Set behind a classical stuccoed façade, this expansive two-bedroom apartment sits on the first floor of a handsome Regency villa in Royal Tunbridge Wells. Unfolding laterally, the apartment is characterised by a wealth of historic features, including fireplaces, crown moulding and vast expanses of original glazing, creating bright and open living spaces. Recently renovated throughout, the interiors are a perfect blend of traditional and modern. The apartment has access to a large, private garden and is within walking distance of the historic Pantiles promenade and Tunbridge Wells station. There is also private, allocated off-road parking.
Setting the Scene
Built in 1839, the villa is awash with classical features; a cornice, parapet and Corinthian pilasters flank the main façade, while fluted pilasters and foliated capitals surmount an imposing entrance porch. Given a Grade II listing in 1952 for its historical importance, the building is a fine example of domestic Georgian architecture. For more information, please see the History section below.
The Grand Tour
Entry to the home is via an elegant porch leading to a grand communal staircase. Situated on the first floor, the apartment is defined by its voluminous rooms and exceptional ceiling heights. A main hallway, painted ‘Sage Green’ by Little Greene, leads to the main reception room overlooking the communal gardens. A commanding yet liveable space, the room has floor-to-ceiling windows on two sides and a large curved bay window allowing for an exceptional quality of light. The room is finished in creamy shades of paint, again by Little Greene, while engineered timber floorboards flow underfoot; there is a log-burning stove for the cooler months.

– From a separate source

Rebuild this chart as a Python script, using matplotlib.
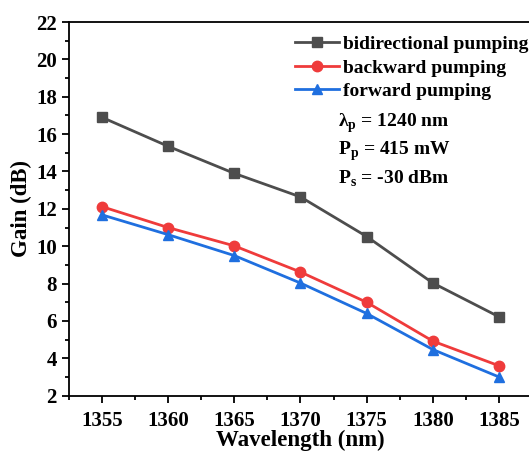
import numpy as np
import matplotlib
matplotlib.use("Agg")
import matplotlib.pyplot as plt
from matplotlib.ticker import MultipleLocator

plt.rcParams['font.family'] = ['Liberation Serif', 'DejaVu Serif']
plt.rcParams['font.weight'] = 'bold'
plt.rcParams['mathtext.fontset'] = 'custom'
plt.rcParams['mathtext.rm'] = 'Liberation Serif:bold'
plt.rcParams['mathtext.bf'] = 'Liberation Serif:bold'

wavelength = [1355, 1360, 1365, 1370, 1375, 1380, 1385]
gain_bi = [16.9, 15.35, 13.9, 12.64, 10.52, 8.03, 6.22]
gain_back = [12.12, 11.0, 10.02, 8.62, 7.0, 4.92, 3.6]
gain_fwd = [11.68, 10.62, 9.5, 8.03, 6.4, 4.47, 3.0]

fig = plt.figure(figsize=(5.29, 4.53), dpi=100)
ax = fig.add_axes([0.130, 0.1265, 0.876, 0.8249])

ax.plot(wavelength, gain_bi, color='#4d4d4d', lw=2, marker='s', ms=7,
        label='bidirectional pumping')
ax.plot(wavelength, gain_back, color='#ef3b3b', lw=2, marker='o', ms=7.5,
        label='backward pumping')
ax.plot(wavelength, gain_fwd, color='#1f6fdf', lw=2, marker='^', ms=7.5,
        label='forward pumping')

ax.set_xlim(1352.5, 1387.5)
ax.set_ylim(2, 22)
ax.xaxis.set_major_locator(MultipleLocator(5))
ax.xaxis.set_minor_locator(MultipleLocator(2.5))
ax.yaxis.set_major_locator(MultipleLocator(2))
ax.yaxis.set_minor_locator(MultipleLocator(1))
ax.tick_params(which='both', direction='out', width=1.3, labelsize=15)
ax.tick_params(which='major', length=5)
ax.tick_params(which='minor', length=3)
ax.tick_params(axis='x', pad=6)
ax.tick_params(top=False, right=False)
for s in ax.spines.values():
    s.set_linewidth(1.3)

ax.set_xlabel('Wavelength (nm)', fontsize=16.5, fontweight='bold', labelpad=-1)
ax.set_ylabel('Gain (dB)', fontsize=16.5, fontweight='bold', labelpad=3)

ax.legend(loc='upper left', bbox_to_anchor=(0.458, 1.0), frameon=False,
          fontsize=14, handlelength=2.3, handletextpad=0.2,
          labelspacing=0.3, borderaxespad=0.3)

ax.text(0.582, 0.73, 'λ$_\\mathbf{p}$ = 1240 nm', transform=ax.transAxes,
        fontsize=14, fontweight='bold', va='center')
ax.text(0.582, 0.655, 'P$_\\mathbf{p}$ = 415 mW', transform=ax.transAxes,
        fontsize=14, fontweight='bold', va='center')
ax.text(0.582, 0.58, 'P$_\\mathbf{s}$ = -30 dBm', transform=ax.transAxes,
        fontsize=14, fontweight='bold', va='center')

fig.savefig('out.png', dpi=100)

Sitting next to the reception room is a charming modern kitchen. Wooden cupboards are topped by marble terrazzo worktops by Diespeker & Co, and a useful built-in bench with a worktop table makes clever use of space, seating four. The room is lit on two sides by a classical sash and casement window, and a ventilation pipe has been left exposed, painted in a striking ‘Bamboozled’ red by Farrow and Ball. A tap by Fohen provides boiling water.
The primary bedroom has views over quiet, residential Mount Sion. Here, as in the rest of the apartment, a wealth of original features have been retained, such as deep cornicing, picture rails and a stripped Georgian fireplace. Adjacent is a secondary bedroom with an imposing sash window, stretching to almost the full width and height of one wall.
A bathroom sits at the end of the plan, finished with vertically placed glazed tiles. On the floor, hardy terracotta tiles have been laid, offset by bronze Lusso fittings and Dyke and Dean wall lamps. The room has a bath, an overhead shower, a WC and a vanity unit.
The Great Outdoors
Externally, the apartment has access to a pretty private garden. Extensively landscaped, the grounds are home to well-established specimen trees, shrubs and planted beds and are perfect for a summer picnic or winter stroll. The scope and size of the gardens are rather unique, given their central location.
There is private off-street parking included in the lease, as well as a private wood store for residents.
Out and About
The house is wonderfully located just a short walk from the High Street and nearby Pantiles; known for its historic promenade, independent cafes, restaurants, art galleries and boutiques.
The town itself offers many restaurants, theatres, and supermarkets, while throughout the summer there are jazz festivals and regular food and craft markets. There is a range of excellent pubs, including the Sussex Arms and Ragged Trousers. There are live jazz performances on the bandstand on summer evenings.
A number of highly regarded public and independent schools are also in the area, including Claremont, Holmewood House, Rose Hill and The Mead, covering primary education to senior level.
Trains run from Tunbridge Wells and High Brooms into London Charing Cross in under an hour. The M25, Ashford Station (for the Channel Tunnel) and Gatwick Airport are all within easy driving distance.
Tenure: Share of Freehold
Lease Length: Approx. 997 years remaining
Service Charge: Approx £1,500 p/a
Ground Rent: N/A
Council Tax Band: C
Originally, Tunbridge Wells occupied a largely rural area in the southwestern part of Kent. Royal Tunbridge Wells (itself a town, part of the wider borough of Tunbridge Wells), emerged as a spa town after medicinal springs were discovered in the area in 1606. The spa town increased in popularity over the next 300 years, and grew to be an affluent area of villas, promenades and public parks.
The springs, or ‘wells’ lie at one end of a colonnaded promenade known as the Pantiles Parade, which was first paved in 1700; for some 200 years, the town was one of the chief resorts of fashionable London society, escaping the city. It reached its height under the patronage of fashionable names of the era, including Richard Nash Samuel Johnson, David Garrick and Sir Joshua Reynolds.
The town was designated an official royal patronage in 1909, when King Edward VII recognised the popularity of the town and its many royal and aristocratic visitors (including his mother, Queen Victoria).
The area is also lesser known for its light industry, including the making of Tunbridge Ware (wooden items with veneered hardwoods such as beech, sycamore and cherry). The Tunbridge Wells Museum holds the largest collection of Tunbridge Ware in the world.